Direction:
Identify all lines in the listing that include the word "chart", and copy them out.

(Records)
__________

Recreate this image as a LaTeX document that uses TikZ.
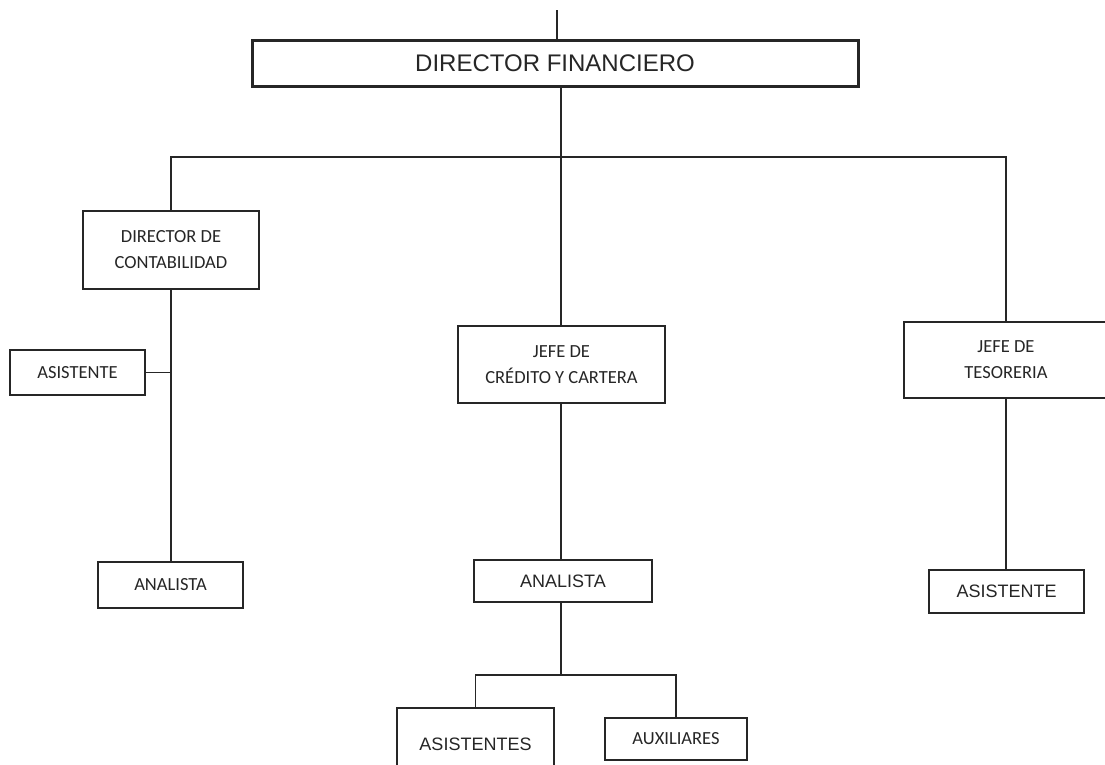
\documentclass[tikz,border=0pt]{standalone}
\usepackage{fontspec}
\setmainfont{Liberation Sans}
\newfontfamily\calibfont{Carlito}
\begin{document}
\begin{tikzpicture}[x=1pt,y=-1pt,
  box/.style={draw=black!85, line width=1.6pt, rectangle, inner sep=0pt, align=center, text=black!85},
  ln/.style={draw=black!85, line width=1.6pt},
  arialtxt/.style={font=\fontsize{18}{21}\selectfont},
  calibtxt/.style={font=\calibfont\fontsize{18.5}{26}\selectfont}]
\useasboundingbox[fill=white] (0,0) rectangle (1105,764);
% nodes
\node[box, line width=3pt, minimum width=606pt, minimum height=46pt, font=\fontsize{24}{28}\selectfont] (df) at (555,63) {DIRECTOR FINANCIERO};
\node[box, calibtxt, minimum width=176pt, minimum height=78pt] (dc) at (171,250) {DIRECTOR DE\\CONTABILIDAD};
\node[box, calibtxt, minimum width=135pt, minimum height=45pt] (as1) at (77.5,372.5) {ASISTENTE};
\node[box, calibtxt, minimum width=145pt, minimum height=46pt] (an1) at (170.5,585) {ANALISTA};
\node[box, calibtxt, minimum width=207pt, minimum height=77pt] (jc) at (561.5,364.5) {JEFE DE\\CRÉDITO Y CARTERA};
\node[box, arialtxt, minimum width=178pt, minimum height=42pt] (an2) at (563,581) {ANALISTA};
\node[box, arialtxt, minimum width=157pt, minimum height=72pt] (ass) at (475.5,744) {ASISTENTES};
\node[box, calibtxt, minimum width=142pt, minimum height=42pt] (aux) at (676,739) {AUXILIARES};
\node[box, calibtxt, minimum width=204pt, minimum height=76pt] (jt) at (1006,360) {JEFE DE\\TESORERIA};
\node[box, arialtxt, minimum width=155pt, minimum height=43pt] (as3) at (1006.5,591.5) {ASISTENTE};
% connectors
\coordinate (t0) at (557,10);
\coordinate (bar) at (561,157);
\coordinate (bar2) at (561,675);
\draw[ln] (t0) -- (t0 |- df.north);
\draw[ln] (df.south -| bar) -- (bar);
\draw[ln] (dc.north) |- (bar) -| (jt.north);
\draw[ln] (bar) -- (bar |- jc.north);
\draw[ln] (dc.south) -- (dc.south |- an1.north);
\draw[ln] (as1.east) -- (as1.east -| dc.south);
\draw[ln] (jc.south -| bar) -- (bar |- an2.north);
\draw[ln] (an2.south -| bar2) -- (bar2);
\draw[ln] (ass.north) |- (bar2) -| (aux.north);
\draw[ln] (jt.south) -- (jt.south |- as3.north);
\end{tikzpicture}
\end{document}
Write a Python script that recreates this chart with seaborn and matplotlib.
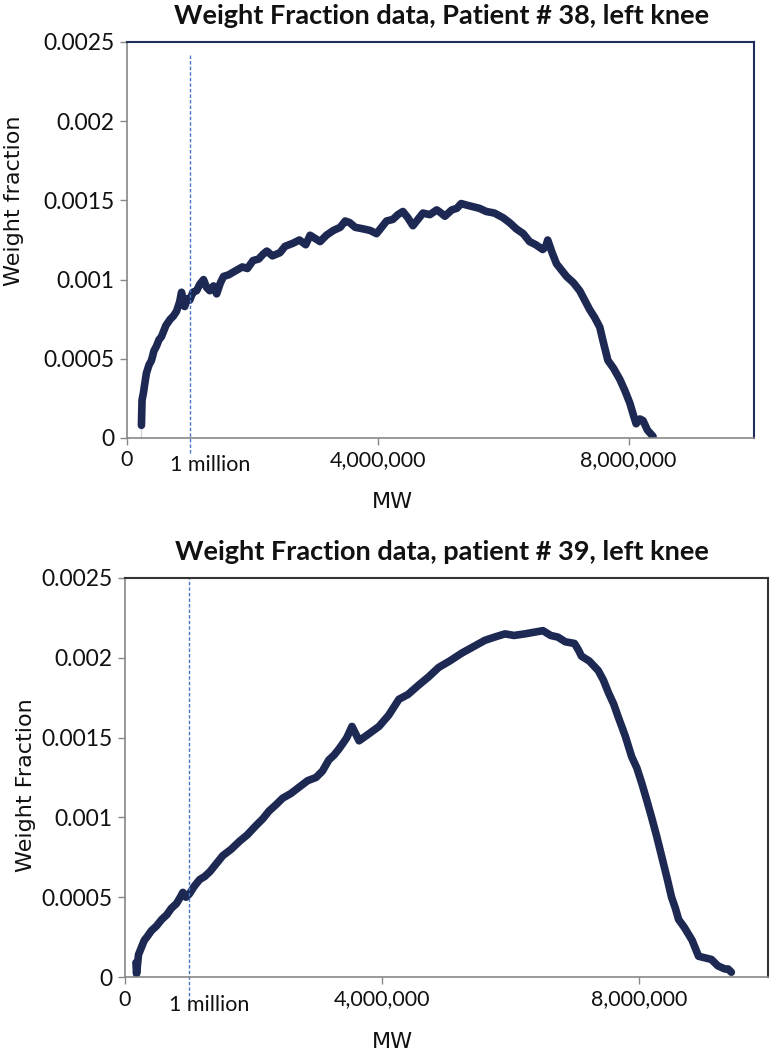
import numpy as np
import pandas as pd
import matplotlib
matplotlib.use("Agg")
import matplotlib.pyplot as plt
import seaborn as sns

# patient 38, MW in millions, weight fraction in 1e-3
mw_38 = [0.23, 0.23, 0.24, 0.26, 0.29, 0.31, 0.35, 0.39, 0.43, 0.47, 0.51, 0.55, 0.62, 0.69,
         0.74, 0.79, 0.84, 0.87, 0.90, 0.92, 0.96, 1.00, 1.05, 1.11, 1.16, 1.22, 1.27, 1.32,
         1.38, 1.43, 1.49, 1.54, 1.62, 1.75, 1.84, 1.92, 2.01, 2.10, 2.17, 2.23, 2.32, 2.44,
         2.52, 2.65, 2.75, 2.85, 2.92, 3.00, 3.08, 3.18, 3.29, 3.40, 3.48, 3.55, 3.64, 3.77,
         3.88, 3.98, 4.06, 4.14, 4.24, 4.32, 4.40, 4.48, 4.56, 4.64, 4.72, 4.83, 4.94, 5.01,
         5.07, 5.18, 5.26, 5.33, 5.42, 5.52, 5.62, 5.73, 5.86, 6.00, 6.10, 6.21, 6.32, 6.42,
         6.52, 6.63, 6.68, 6.71, 6.78, 6.85, 6.93, 7.01, 7.12, 7.22, 7.30, 7.38, 7.46, 7.54,
         7.60, 7.67, 7.76, 7.86, 7.94, 8.02, 8.08, 8.12, 8.18, 8.23, 8.30, 8.39]
wf_38 = [0.00, 0.16, 0.24, 0.28, 0.36, 0.41, 0.46, 0.49, 0.55, 0.58, 0.62, 0.64, 0.71, 0.75,
         0.77, 0.80, 0.86, 0.92, 0.85, 0.83, 0.88, 0.87, 0.92, 0.93, 0.97, 1.00, 0.95, 0.93,
         0.96, 0.91, 0.98, 1.02, 1.03, 1.06, 1.08, 1.07, 1.12, 1.13, 1.16, 1.18, 1.15, 1.17,
         1.21, 1.23, 1.25, 1.22, 1.28, 1.26, 1.24, 1.28, 1.31, 1.33, 1.37, 1.36, 1.33, 1.32,
         1.31, 1.29, 1.33, 1.37, 1.38, 1.41, 1.43, 1.39, 1.34, 1.38, 1.42, 1.41, 1.44, 1.42,
         1.40, 1.44, 1.45, 1.48, 1.47, 1.46, 1.45, 1.43, 1.42, 1.39, 1.36, 1.32, 1.29, 1.24,
         1.22, 1.19, 1.21, 1.25, 1.17, 1.10, 1.06, 1.02, 0.98, 0.93, 0.87, 0.81, 0.76, 0.70,
         0.60, 0.49, 0.44, 0.37, 0.30, 0.22, 0.14, 0.09, 0.12, 0.11, 0.05, 0.01]

# patient 39
mw_39 = [0.17, 0.18, 0.21, 0.26, 0.30, 0.34, 0.41, 0.49, 0.57, 0.65, 0.72, 0.80, 0.86, 0.90,
         0.95, 1.00, 1.08, 1.16, 1.24, 1.32, 1.42, 1.52, 1.65, 1.78, 1.90, 2.04, 2.14, 2.24,
         2.35, 2.45, 2.58, 2.71, 2.84, 2.97, 3.07, 3.17, 3.25, 3.33, 3.40, 3.45, 3.53, 3.58,
         3.64, 3.78, 3.95, 4.10, 4.26, 4.40, 4.57, 4.72, 4.88, 5.05, 5.24, 5.42, 5.60, 5.75,
         5.91, 6.05, 6.22, 6.36, 6.50, 6.62, 6.73, 6.85, 6.99, 7.05, 7.10, 7.22, 7.36, 7.44,
         7.52, 7.60, 7.67, 7.78, 7.88, 7.96, 8.04, 8.12, 8.19, 8.27, 8.35, 8.43, 8.50, 8.56,
         8.61, 8.70, 8.82, 8.88, 8.92, 9.02, 9.12, 9.22, 9.33, 9.38, 9.43]
wf_39 = [0.09, 0.02, 0.14, 0.19, 0.23, 0.25, 0.29, 0.32, 0.36, 0.39, 0.43, 0.46, 0.50, 0.53,
         0.50, 0.52, 0.57, 0.61, 0.63, 0.66, 0.71, 0.76, 0.80, 0.85, 0.89, 0.95, 0.99, 1.04,
         1.08, 1.12, 1.15, 1.19, 1.23, 1.25, 1.29, 1.36, 1.39, 1.43, 1.47, 1.50, 1.57, 1.53,
         1.48, 1.52, 1.57, 1.64, 1.74, 1.77, 1.83, 1.88, 1.94, 1.98, 2.03, 2.07, 2.11, 2.13,
         2.15, 2.14, 2.15, 2.16, 2.17, 2.14, 2.13, 2.10, 2.09, 2.05, 2.01, 1.98, 1.92, 1.86,
         1.78, 1.71, 1.63, 1.51, 1.38, 1.31, 1.21, 1.10, 1.00, 0.88, 0.75, 0.62, 0.50, 0.43,
         0.36, 0.31, 0.23, 0.17, 0.13, 0.12, 0.11, 0.07, 0.05, 0.05, 0.03]

y_ticks = [0, 0.0005, 0.001, 0.0015, 0.002, 0.0025]
y_labels = ["0", "0.0005", "0.001", "0.0015", "0.002", "0.0025"]
x_ticks = [0, 4e6, 8e6]
x_labels = ["0", "4,000,000", "8,000,000"]

sns.set_style("white")
plt.rcParams["font.family"] = ["Lato", "DejaVu Sans"]

navy = "#1d2952"
W, H = 770, 1050
fig = plt.figure(figsize=(7.7, 10.5), dpi=100)


def panel(rect, mw, wf, title, ylabel, frame_color, dash_top, dash_bottom, ylab_pos, title_y):
    l, t, r, b = rect
    ax = fig.add_axes([l / W, 1 - b / H, (r - l) / W, (b - t) / H])
    df = pd.DataFrame({"mw": np.array(mw) * 1e6, "wf": np.array(wf) * 1e-3})
    sns.lineplot(data=df, x="mw", y="wf", sort=False, ax=ax, color=navy,
                 linewidth=5.5, solid_joinstyle="round", solid_capstyle="round")
    ax.set_xlim(0, 1e7)
    ax.set_ylim(0, 0.0025)
    ax.axvline(1e6, ymin=dash_bottom, ymax=dash_top, color="#4a76c8", lw=1,
               ls=(0, (2.5, 1.5)), clip_on=False)
    ax.set_yticks(y_ticks)
    ax.set_yticklabels(y_labels, fontsize=16.5, color="#111111")
    ax.set_xticks(x_ticks)
    ax.set_xticklabels(x_labels, fontsize=15.5, color="#111111")
    ax.tick_params(axis="both", direction="out", length=5, width=1, color="#888888",
                   pad=4, left=True, bottom=True)
    for s in ["left", "bottom"]:
        ax.spines[s].set_color("#888888")
        ax.spines[s].set_linewidth(1.2)
    for s in ["top", "right"]:
        ax.spines[s].set_color(frame_color)
        ax.spines[s].set_linewidth(1.5)
    ax.text(0.68e6, -0.00011, "1 million", fontsize=15.5, ha="left", va="top",
            color="#111111")
    ax.set_xlabel("MW", family="DejaVu Sans", fontsize=16, va="center", color="#111111")
    ax.xaxis.set_label_coords((392 - l) / (r - l), -0.162)
    ax.set_ylabel(ylabel, family="DejaVu Sans", fontsize=16, va="center", color="#111111")
    ax.yaxis.set_label_coords(ylab_pos[0], ylab_pos[1])
    fig.text(442 / W, 1 - title_y / H, title, fontsize=19.5, fontweight="bold",
             ha="center", va="center", color="#111111")
    return ax


panel((127, 42, 754, 438), mw_38, wf_38,
      "Weight Fraction data, Patient # 38, left knee", "Weight fraction",
      "#1f2d5c", 0.967, -0.038, (-0.18, 0.60), 16)
panel((125, 578, 768, 977), mw_39, wf_39,
      "Weight Fraction data, patient # 39, left knee", "Weight Fraction",
      "#333333", 1.0, -0.075, (-0.154, 0.48), 552)

fig.savefig("out.png", dpi=100, facecolor="white")
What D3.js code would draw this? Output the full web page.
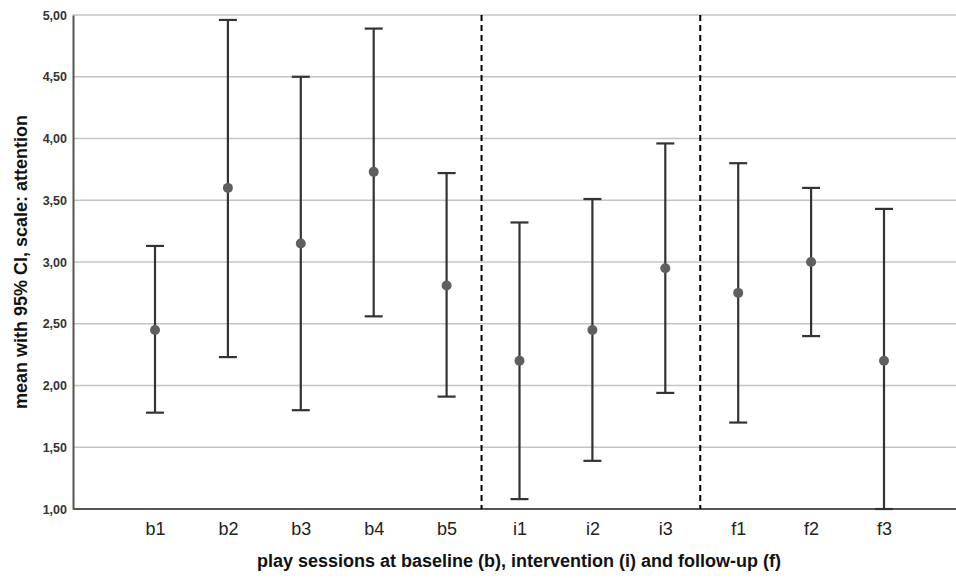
<!DOCTYPE html>
<html>
<head>
<meta charset="utf-8">
<script src="https://cdn.jsdelivr.net/npm/d3@7"></script>
<style>
  body { margin: 0; background: #fff; }
  svg { display: block; font-family: "Liberation Sans", Arial, sans-serif; }
</style>
</head>
<body>
<svg id="chart" width="956" height="578"></svg>
<script>
// sessions and 95% CI values
var sessions = ["b1", "b2", "b3", "b4", "b5", "i1", "i2", "i3", "f1", "f2", "f3"];
var means    = [2.45, 3.60, 3.15, 3.73, 2.81, 2.20, 2.45, 2.95, 2.75, 3.00, 2.20];
var lower    = [1.78, 2.23, 1.80, 2.56, 1.91, 1.08, 1.39, 1.94, 1.70, 2.40, 1.00];
var upper    = [3.13, 4.96, 4.50, 4.89, 3.72, 3.32, 3.51, 3.96, 3.80, 3.60, 3.43];
var yTicks   = [1, 1.5, 2, 2.5, 3, 3.5, 4, 4.5, 5];
var phaseBreaks = [["b5", "i1"], ["i3", "f1"]];

var svg = d3.select("#chart");
// note: "top" is taken by window.top, so use plot* names
var plotL = 73, plotR = 956, plotT = 15, plotB = 509;

var x = d3.scalePoint().domain(sessions).range([155, 884]);
var y = d3.scaleLinear().domain([1, 5]).range([plotB, plotT]);

var fmt = function(d) { return d3.format(".2f")(d).replace(".", ","); };

// gridlines
svg.append("g").selectAll("line")
    .data(yTicks.filter(function(d) { return d > 1; }))
    .join("line")
    .attr("x1", plotL).attr("x2", plotR)
    .attr("y1", function(d) { return y(d); })
    .attr("y2", function(d) { return y(d); })
    .attr("stroke", "#c4c4c4")
    .attr("stroke-width", 1.5);

// y axis
var yAxis = svg.append("g")
    .attr("transform", "translate(" + plotL + ",0)")
    .call(d3.axisLeft(y).tickValues(yTicks).tickFormat(fmt).tickSize(0).tickPadding(6));
yAxis.select(".domain").attr("stroke", "#555").attr("stroke-width", 2);
yAxis.selectAll("text")
    .attr("font-size", 12.5).attr("font-weight", "bold").attr("fill", "#333");

// x axis
var xAxis = svg.append("g")
    .attr("transform", "translate(0," + plotB + ")")
    .call(d3.axisBottom(x).tickSize(0).tickPadding(13));
xAxis.select(".domain")
    .attr("d", "M" + plotL + ",0H" + plotR)
    .attr("stroke", "#555").attr("stroke-width", 2);
xAxis.selectAll("text")
    .attr("font-size", 18).attr("fill", "#222");

// phase separators
svg.append("g").selectAll("line")
    .data(phaseBreaks)
    .join("line")
    .attr("x1", function(d) { return (x(d[0]) + x(d[1])) / 2 - 1.5; })
    .attr("x2", function(d) { return (x(d[0]) + x(d[1])) / 2 - 1.5; })
    .attr("y1", plotT).attr("y2", plotB)
    .attr("stroke", "#000")
    .attr("stroke-width", 2)
    .attr("stroke-dasharray", "6,4");

// error bars
var rows = sessions.map(function(s, i) {
    return { s: s, m: means[i], lo: lower[i], hi: upper[i] };
});
var bars = svg.append("g").selectAll("g")
    .data(rows)
    .join("g")
    .attr("stroke", "#333")
    .attr("stroke-width", 2.2);
bars.append("line")
    .attr("x1", function(d) { return x(d.s); }).attr("x2", function(d) { return x(d.s); })
    .attr("y1", function(d) { return y(d.lo); }).attr("y2", function(d) { return y(d.hi); });
bars.append("line")
    .attr("x1", function(d) { return x(d.s) - 9; }).attr("x2", function(d) { return x(d.s) + 9; })
    .attr("y1", function(d) { return y(d.hi); }).attr("y2", function(d) { return y(d.hi); });
bars.append("line")
    .attr("x1", function(d) { return x(d.s) - 9; }).attr("x2", function(d) { return x(d.s) + 9; })
    .attr("y1", function(d) { return y(d.lo); }).attr("y2", function(d) { return y(d.lo); });

svg.append("g").selectAll("circle")
    .data(rows)
    .join("circle")
    .attr("cx", function(d) { return x(d.s); })
    .attr("cy", function(d) { return y(d.m); })
    .attr("r", 5)
    .attr("fill", "#5f5f5f");

// axis titles
svg.append("text")
    .attr("x", 519).attr("y", 567)
    .attr("text-anchor", "middle")
    .attr("font-size", 18).attr("font-weight", "bold").attr("fill", "#111")
    .text("play sessions at baseline (b), intervention (i) and follow-up (f)");

svg.append("text")
    .attr("transform", "translate(27," + (plotT + plotB) / 2 + ") rotate(-90)")
    .attr("text-anchor", "middle")
    .attr("font-size", 18).attr("font-weight", "bold").attr("fill", "#111")
    .text("mean with 95% CI, scale: attention");
</script>
</body>
</html>
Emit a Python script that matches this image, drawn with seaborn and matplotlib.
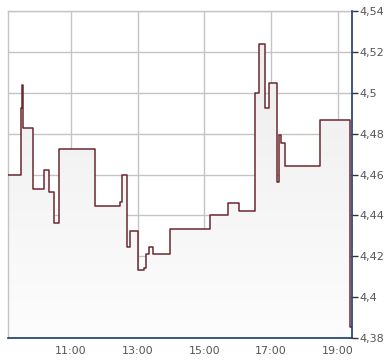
import matplotlib
matplotlib.use("Agg")
import matplotlib.pyplot as plt
import matplotlib.ticker as mticker
import numpy as np
import pandas as pd
import seaborn as sns

times = ["09:07", "09:30", "09:31", "09:34", "09:52", "10:12", "10:21", "10:30", "10:39",
         "11:44", "12:29", "12:31", "12:40", "12:47", "13:01", "13:12", "13:15", "13:20",
         "13:28", "13:59", "15:11", "15:42", "16:03", "16:32", "16:39", "16:50", "16:57",
         "17:11", "17:15", "17:18", "17:25", "18:29", "19:23", "19:26"]
prices = [4.460, 4.4925, 4.504, 4.483, 4.453, 4.4625, 4.4515, 4.4365, 4.4725,
          4.4445, 4.4465, 4.460, 4.4245, 4.4325, 4.4135, 4.4145, 4.421, 4.4245,
          4.421, 4.4335, 4.440, 4.446, 4.442, 4.500, 4.524, 4.4925, 4.505,
          4.4565, 4.4795, 4.4755, 4.464, 4.487, 4.3855, 4.3855]
x_ticks = [11, 13, 15, 17, 19]
x_tick_labels = ["11:00", "13:00", "15:00", "17:00", "19:00"]
y_ticks = [4.38, 4.40, 4.42, 4.44, 4.46, 4.48, 4.50, 4.52, 4.54]

def to_hours(s):
    h, m = s.split(":")
    return int(h) + int(m) / 60.0

df = pd.DataFrame({"t": [to_hours(s) for s in times], "price": prices})

sns.set_style("white")
plt.rcParams["font.family"] = ["DejaVu Sans"]

fig = plt.figure(figsize=(3.9, 3.64), dpi=100)
ax = fig.add_axes([8.3 / 390, 1 - 338 / 364, (352 - 8.3) / 390, (338 - 11.3) / 364])

ymin, ymax = 4.38, 4.54
xmin, xmax = df["t"].iloc[0], df["t"].iloc[-1]

# gradient fill under the step curve
poly = ax.fill_between(df["t"], df["price"], ymin, step="post", color="none", lw=0)
grad = np.linspace(0, 1, 256).reshape(-1, 1)
from matplotlib.colors import LinearSegmentedColormap
cmap = LinearSegmentedColormap.from_list("g", ["#fdfdfd", "#ebebeb"])
im = ax.imshow(grad, cmap=cmap, aspect="auto", origin="lower",
               extent=[xmin, xmax, ymin, ymax], zorder=1)
path = poly.get_paths()[0]
im.set_clip_path(path, transform=ax.transData)

sns.lineplot(data=df, x="t", y="price", ax=ax, drawstyle="steps-post",
             color="#6b2830", lw=1.1, zorder=3)

ax.set_xlim(xmin, xmax)
ax.set_ylim(ymin, ymax)
ax.set_xticks(x_ticks)
ax.set_xticklabels(x_tick_labels)
ax.set_yticks(y_ticks)
ax.yaxis.set_major_formatter(mticker.FuncFormatter(
    lambda v, p: f"{v:.2f}".rstrip("0").rstrip(".").replace(".", ",")))
ax.yaxis.tick_right()
ax.set_xlabel("")
ax.set_ylabel("")

ax.grid(True, color="#c4c4c4", lw=1.0, zorder=0)
ax.set_axisbelow(True)

for side in ["left", "top"]:
    ax.spines[side].set_color("#c4c4c4")
    ax.spines[side].set_linewidth(1.0)
for side in ["bottom", "right"]:
    ax.spines[side].set_color("#1c3a6a")
    ax.spines[side].set_linewidth(1.2)
    ax.spines[side].set_zorder(5)

ax.tick_params(axis="x", direction="out", length=4, width=1, color="#333333",
               labelsize=8, labelcolor="#555555", pad=2)
ax.tick_params(axis="y", direction="out", length=4, width=1, color="#333333",
               labelsize=8, labelcolor="#555555", pad=1)

fig.savefig("out.png", dpi=100)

__________

Solution:
Write a Python script that recreates this chart with seaborn and matplotlib.
<svg id="chart" width="956" height="578"></svg>
var svg = d3.select("#chart");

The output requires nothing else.